TASK OBJECTIVE - Set down the whole listing verbatim.

RECORDED INFORMATION -
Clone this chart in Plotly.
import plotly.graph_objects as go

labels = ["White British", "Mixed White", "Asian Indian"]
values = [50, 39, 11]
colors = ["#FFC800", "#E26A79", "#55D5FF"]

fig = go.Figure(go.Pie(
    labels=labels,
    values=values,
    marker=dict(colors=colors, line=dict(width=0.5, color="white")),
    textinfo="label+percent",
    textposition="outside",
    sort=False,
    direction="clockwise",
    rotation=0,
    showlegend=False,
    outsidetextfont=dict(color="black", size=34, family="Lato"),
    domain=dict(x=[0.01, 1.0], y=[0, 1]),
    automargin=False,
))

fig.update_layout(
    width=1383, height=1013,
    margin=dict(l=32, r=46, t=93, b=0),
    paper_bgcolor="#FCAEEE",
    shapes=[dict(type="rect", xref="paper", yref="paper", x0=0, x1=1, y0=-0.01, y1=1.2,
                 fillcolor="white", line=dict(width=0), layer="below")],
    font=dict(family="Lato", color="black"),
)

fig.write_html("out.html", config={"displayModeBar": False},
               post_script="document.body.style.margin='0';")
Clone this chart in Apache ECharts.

TASK RESPONSE -
Clone this chart in Plotly.
import plotly.graph_objects as go

labels = ["White British", "Mixed White", "Asian Indian"]
values = [50, 39, 11]
colors = ["#FFC800", "#E26A79", "#55D5FF"]

fig = go.Figure(go.Pie(
    labels=labels,
    values=values,
    marker=dict(colors=colors, line=dict(width=0.5, color="white")),
    textinfo="label+percent",
    textposition="outside",
    sort=False,
    direction="clockwise",
    rotation=0,
    showlegend=False,
    outsidetextfont=dict(color="black", size=34, family="Lato"),
    domain=dict(x=[0.01, 1.0], y=[0, 1]),
    automargin=False,
))

fig.update_layout(
    width=1383, height=1013,
    margin=dict(l=32, r=46, t=93, b=0),
    paper_bgcolor="#FCAEEE",
    shapes=[dict(type="rect", xref="paper", yref="paper", x0=0, x1=1, y0=-0.01, y1=1.2,
                 fillcolor="white", line=dict(width=0), layer="below")],
    font=dict(family="Lato", color="black"),
)

fig.write_html("out.html", config={"displayModeBar": False},
               post_script="document.body.style.margin='0';")
Clone this chart in Apache ECharts.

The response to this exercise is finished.